Além disso, o Hamas ordenou aos civis que não retirassem. Uma vez que o Hamas e a população civil continuam fortemente integrados, não é de surpreender que as operações israelitas para matar os terroristas do Hamas tenham provocado a morte de mais de 8.000 civis, segundo o Ministério da Saúde palestiniano em Ramallah, citando fontes da Faixa de Gaza controlada pelo Hamas. Quase todos têm familiares que, provavelmente, já estão a ser recrutados pelo Hamas em grande número.
Devemos esperar que o Hamas esteja a ficar mais forte, e não mais fraco, a cada dia que passa.
Então, o que é que funciona?
Para derrotar os grupos terroristas, é crucial levar a cabo longas campanhas de pressão seletiva, ao longo de anos, e não apenas um mês (ou dois, ou três) de operações terrestres, e combinar operações militares com soluções políticas desde o início.
De facto, o próprio esforço para acabar com os terroristas em apenas um mês ou dois, militarmente, sem ter em conta o resultado político - como Israel parece estar a fazer agora - é o que acaba por produzir mais terroristas do que os que mata.
A única forma de causar danos duradouros aos terroristas é combinar, tipicamente numa longa campanha de anos, ataques seletivos sustentados contra terroristas identificados com operações políticas que criem fissuras entre os terroristas e as populações locais de onde provêm.
Israel está a estabelecer comparações com a derrota do ISIS, mas é importante lembrar que as forças terrestres muçulmanas fizeram uma enorme diferença ao aplicar pressão militar contra o ISIS no Iraque e na Síria, ao longo de anos, de uma forma que não galvanizou a população local para os substituir, permitindo que as populações locais governassem efetivamente a área livre de terroristas.
A campanha que derrotou o ISIS juntou operações militares e políticas praticamente desde o início.
No futuro, Israel precisa de um novo conceito estratégico para derrotar o Hamas. A única maneira viável de separar o Hamas da população local é politicamente.
A visão estratégica de Israel tem sido a de entrar em força militarmente primeiro e depois resolver o processo político. Mas é provável que isso integre cada vez mais o Hamas e a população local e que produza ainda mais terroristas.

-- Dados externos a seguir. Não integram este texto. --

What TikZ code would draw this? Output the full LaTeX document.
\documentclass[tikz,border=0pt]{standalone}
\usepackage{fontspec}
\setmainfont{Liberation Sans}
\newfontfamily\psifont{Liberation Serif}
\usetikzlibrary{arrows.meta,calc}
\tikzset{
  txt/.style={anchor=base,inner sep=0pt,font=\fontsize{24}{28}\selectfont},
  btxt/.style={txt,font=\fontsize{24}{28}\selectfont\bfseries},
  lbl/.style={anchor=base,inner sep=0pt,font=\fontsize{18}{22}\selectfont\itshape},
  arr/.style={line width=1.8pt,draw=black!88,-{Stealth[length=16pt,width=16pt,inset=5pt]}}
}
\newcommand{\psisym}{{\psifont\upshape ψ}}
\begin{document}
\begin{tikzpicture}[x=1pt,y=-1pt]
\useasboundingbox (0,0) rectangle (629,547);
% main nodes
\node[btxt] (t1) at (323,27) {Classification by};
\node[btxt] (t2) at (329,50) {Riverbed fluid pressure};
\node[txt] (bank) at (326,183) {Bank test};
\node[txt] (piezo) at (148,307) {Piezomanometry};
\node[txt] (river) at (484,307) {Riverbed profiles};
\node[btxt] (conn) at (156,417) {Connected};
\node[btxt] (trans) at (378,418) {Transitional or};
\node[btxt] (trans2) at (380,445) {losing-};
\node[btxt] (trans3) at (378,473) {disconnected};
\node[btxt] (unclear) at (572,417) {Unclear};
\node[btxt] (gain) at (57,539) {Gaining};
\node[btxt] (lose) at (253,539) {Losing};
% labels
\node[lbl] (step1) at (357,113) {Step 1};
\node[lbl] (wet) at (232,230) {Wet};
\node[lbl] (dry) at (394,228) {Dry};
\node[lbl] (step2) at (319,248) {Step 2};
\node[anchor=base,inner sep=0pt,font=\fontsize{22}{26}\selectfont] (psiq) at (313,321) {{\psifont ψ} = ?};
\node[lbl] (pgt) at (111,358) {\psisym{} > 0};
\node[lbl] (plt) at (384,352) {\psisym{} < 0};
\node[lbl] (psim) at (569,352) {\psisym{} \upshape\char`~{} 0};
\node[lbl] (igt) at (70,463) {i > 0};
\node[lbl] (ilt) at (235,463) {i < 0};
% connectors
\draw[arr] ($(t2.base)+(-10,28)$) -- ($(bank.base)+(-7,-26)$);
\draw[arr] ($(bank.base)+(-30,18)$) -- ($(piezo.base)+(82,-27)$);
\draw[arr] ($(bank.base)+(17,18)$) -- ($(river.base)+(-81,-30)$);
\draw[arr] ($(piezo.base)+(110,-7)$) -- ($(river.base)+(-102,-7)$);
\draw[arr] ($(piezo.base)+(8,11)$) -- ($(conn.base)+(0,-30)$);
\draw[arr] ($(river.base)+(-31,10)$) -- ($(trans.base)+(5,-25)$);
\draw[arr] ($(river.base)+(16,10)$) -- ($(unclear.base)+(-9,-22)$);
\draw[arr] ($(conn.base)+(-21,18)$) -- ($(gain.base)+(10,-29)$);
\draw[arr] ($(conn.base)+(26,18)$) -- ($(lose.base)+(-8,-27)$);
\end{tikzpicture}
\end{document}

Além disso, Israel não parece ter um plano político para o período após a eliminação do Hamas. Desde 2006, o Hamas tem sido o único governo em Gaza. Israel afirma que não quer governar Gaza, mas Gaza terá de ser governada, e Israel ainda não explicou como será a Gaza pós-Hamas.
O que é que impedirá o Hamas 2.0 de preencher o vazio de poder? Dada a ausência de alternativas políticas sérias ao Hamas, porque é que os palestinianos hão-de abandonar o Hamas?
Há uma alternativa: agora, e não mais tarde, iniciar o processo político com vista à criação de um Estado palestiniano e criar uma alternativa política viável ao Hamas para os palestinianos.
Isto poderia, com o tempo, separar cada vez mais o Hamas da população local, conduzindo assim a um êxito significativo. Devem ser os palestinianos a decidir quem lidera Gaza.
Esta nova conceção estratégica é a melhor forma de derrotar o Hamas, proteger a população de Israel e fazer avançar os interesses da América na região.